1 -2 bedroom (1 bed room preferred due to price)
Date:  July 3-6  (may be able to adjust some - just let me know.)

Thanks!


----------



## Pilotdog (Jun 13, 2014)

*Sea Gardens*

I could do a studio in Sea Gardens from 7/1-7/4 for $50 a night +$99 guest booking fee.


----------



## Designerd (Jun 15, 2014)

*Thanks but kids*

Hi thanks but kids with them and studio layout will not works.  Thanks for checking.


----------



## vacationhopeful (Jun 15, 2014)

Designerd said:


> ....1 -2 bedroom (1 bed room preferred due to price)
> Date:  July 3-6  (may be able to adjust some - just let me know.)
> 
> Thanks!



FYI --

Of the Wyndham's, only the Wyndham Palm Aire has the Sunday check in or check out units.
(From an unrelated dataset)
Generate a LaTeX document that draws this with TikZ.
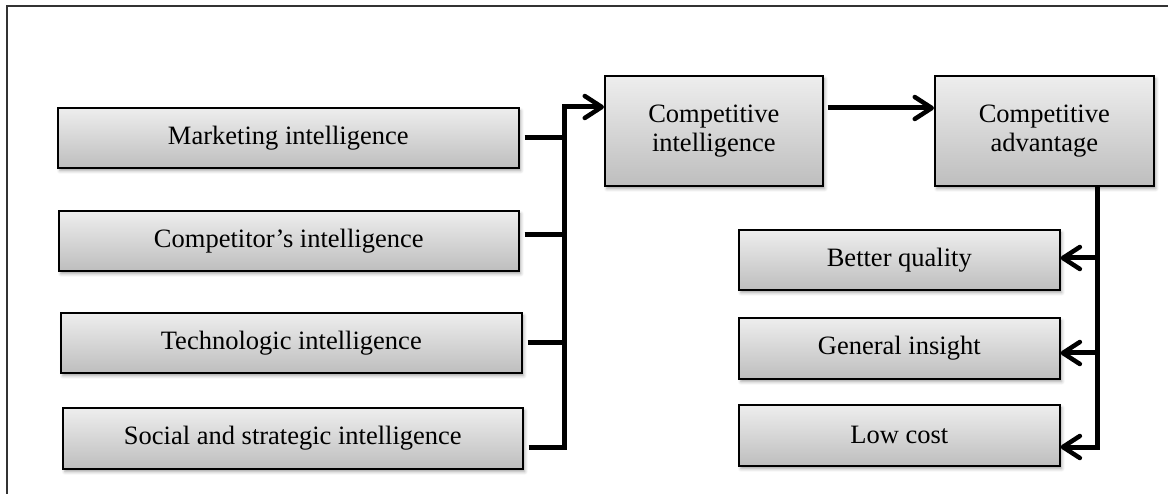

All others could require a unit change and a 2nd Guest Certificate.

Plus, that is a HOLIDAY weekend - the Wyndhams have been booked solid for several months (as have almost the entire remaining summer BEACH season).

If anything shows up, it will be before the 14 days before your check in date and then the Saturday night 14 day check in rule.


----------



## Designerd (Jun 15, 2014)

*Thanks*

Thanks - I know it is hard to find.  I booked my reservation several months back and a neighbor wanted to go, so I offered to post for him.  If anything shows, up a few people have offered to let me know.  I have advised neighbor that if he wants to go he may need to pay for longer period of time as I advised him of one that came available today in forum.

*Same issue with my Destin post (no availability to book on Wyndham, but availability on ExtraHolidays.)  My daughter was invited to a friends birthday celebration and we want to take her so looking for Destin option for us.  Thanks

Thanks for everyone's help!


----------